Worthing-based FL Gamble & Son, which has 40 tippers, shows how hostility from residents can be defused. Although protests about noise and pollution from the business were supported by the council at a public inquiry 18 months ago, restrictions on firms of operation were not imposed after the company argued that a 50% drop in business could be the result. However transport manager Bryan Shorter did assure the Deputy Traffic Commissioner that every attempt would be made to control the noise of the vehicles in future.
"We now have a good working relationship with the local residents' association," says Shorter, 'and their chairman has my direct telephone number so that we can react as soon as they feel there is a problem."

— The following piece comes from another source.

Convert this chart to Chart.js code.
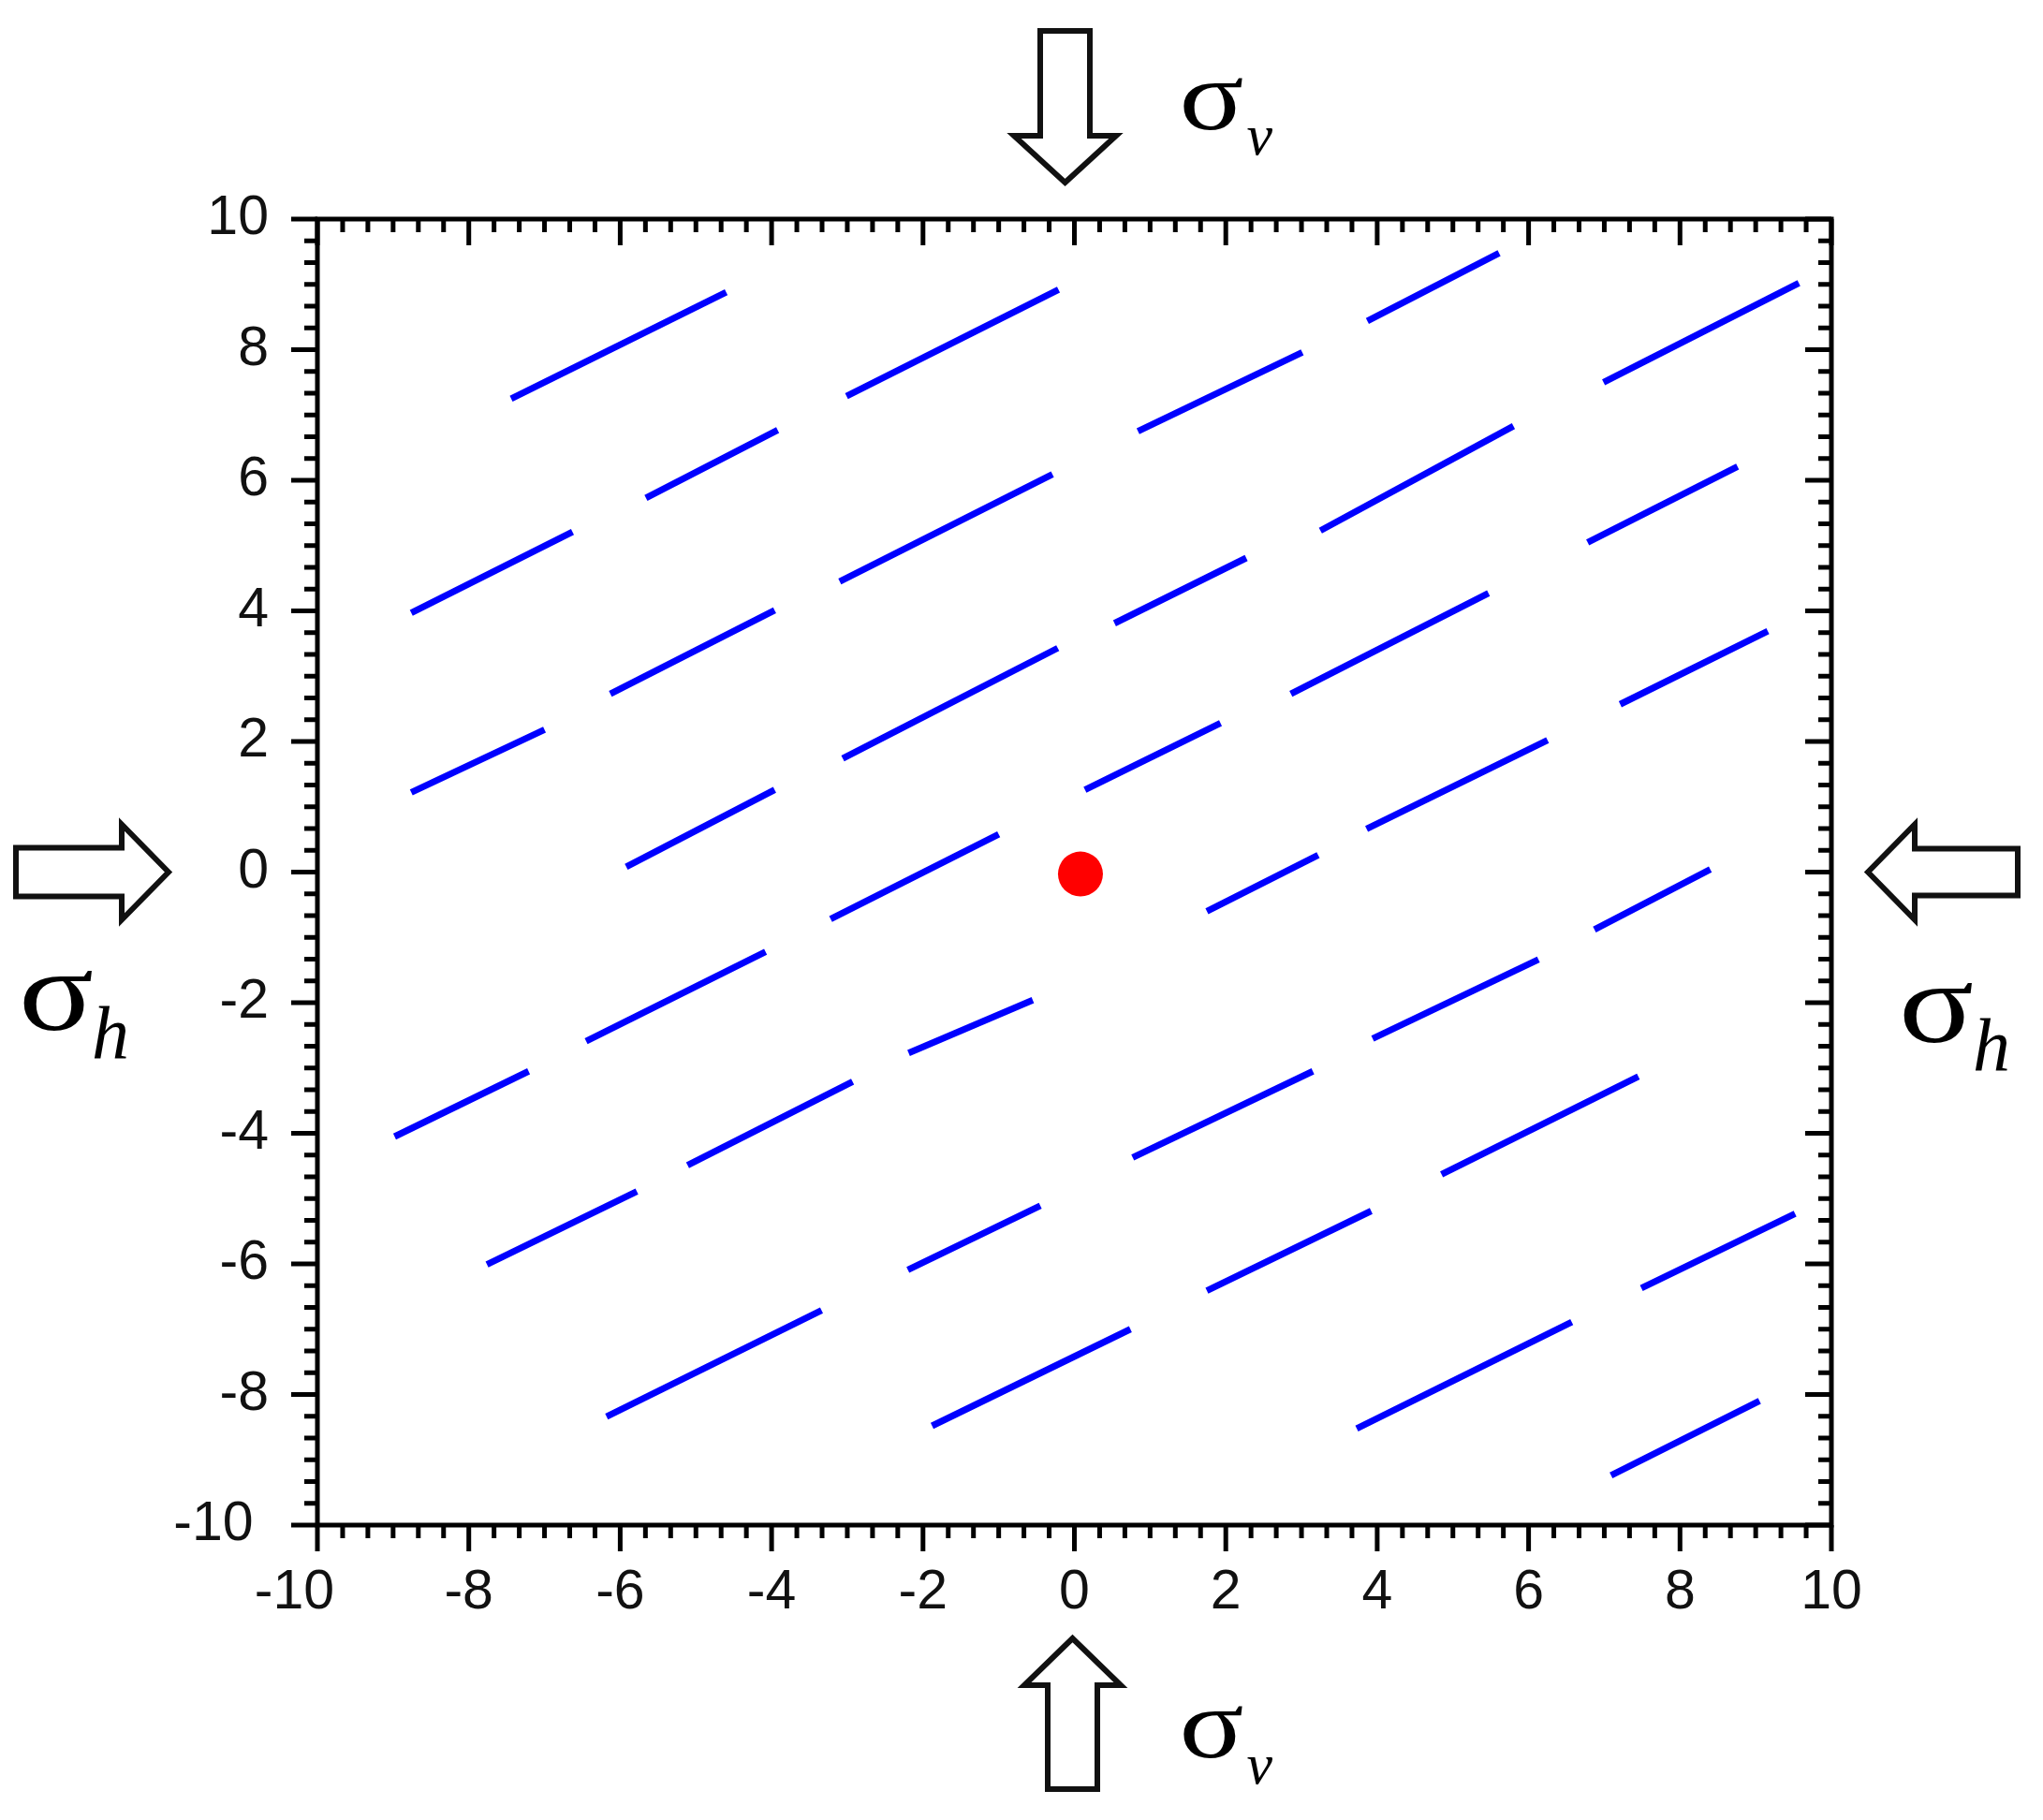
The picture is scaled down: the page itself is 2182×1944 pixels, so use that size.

He has also agreed to educate drivers about the problems they can cause and has, on occasions, held disciplinary meetings where warnings were issued to drivers who failed to take this on board.
Colin Ward, who represented Gamble at the inquiry, advises all his clients who face the imposition of environmental conditions to draw up a business plan. It should show how much revenue and profit would be lost if restrictions were imposed to enable the traffic commissioner to carry out the balancing exercise between the needs of the economy and the workforce with the needs of residents and the environment."
This balancing act was highlighted last month at a public inquiry involving Warwickshire-based general haulier Wixey Transport and an elderly couple who complained of noise from its lorries. West Midland Deputy Traffic Commissioner Alan Bourlet told the two sides to discuss reaching a compromise before he made a decision on whether to allow an extra four vehicles.
Owners Linda and Paul Wixey agreed to buy an electric fork-lift truck to reduce noise and stop vehicles leaving the site before 06:00Iu-s; in exchange, they were allowed to add two vehicles to their fleet of 10. Paul Wixey says : "It has to be a check on my expansion plans. A good second-hand forklift will cost me around £8,000 as well."
So far, only one operator has had environmental conditions attached to his licence under the review procedure for continuous licensing provisions—owner-driver Joseph Gott of Skipton has been banned from running his engine for more than three minutes before leaving his yard following a complaint about early morning noise from a neighbour.
Although there are no signs of an increase in complaints against operators from residents so far, pressure to tighten the environmental controls is likely to intensify.
As transport expert Colin Ward says: "There are many operating centres in very sensitive areas; it is practically impossible to solve such situations unless by compromise."